Stephen van Vuuren
When Will It Be Done - Part 6
Updated: Apr 6, 2018
FIRST TO MARKET, FIRST TO FORGOTTEN

Again I wondered if this project was simply not meant to be. By this time, I had been at three GSCA conferences. I had seen completed projects, including a few space-related titles, rushed out to market. That proved to be profound experience. Watching a rushed, modestly-budgeted, average-to-poor giant-screen presentation was difficult. “Rushed” still meant two to four years, and “modestly-budgeted” meant at least a million or two dollars.
Here are the two movies friends, family and colleagues panicked about when they were released that they would “beat” ISR to market and “win”. To my knowledge, neither film played in a single giant screen theater or had any real theatrical release and have vanished with barely a blip.
and
A few of these films were basically never screened, booked, sold, or released even on DVD. Others played just a handful of places and vanished into thin air.
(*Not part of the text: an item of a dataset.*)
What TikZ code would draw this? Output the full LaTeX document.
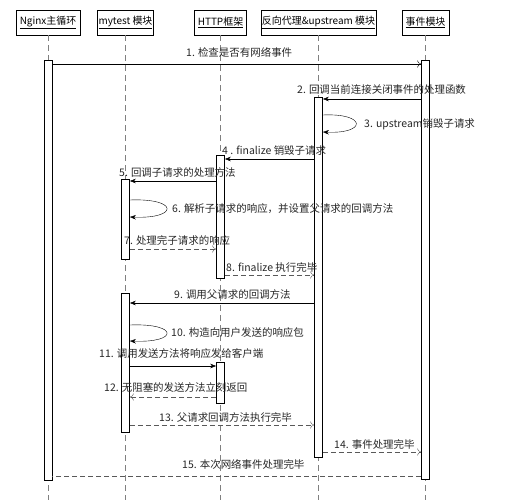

The premiere of a film is singular moment — and once it’s gone it can’t come back. It became very clear that if you are going to devote years of your life and all your resources, why not go all in?
I knew I would rather take eight years to make a good film than four years to make something I did not feel good about showing people. That seemed a far bigger waste of time. But I did want to feel that the effort was worthwhile, and so far I was unsure. My families and friends loved it and said great things. But the real test is people who have no idea (and don’t care) who you are. They were silent.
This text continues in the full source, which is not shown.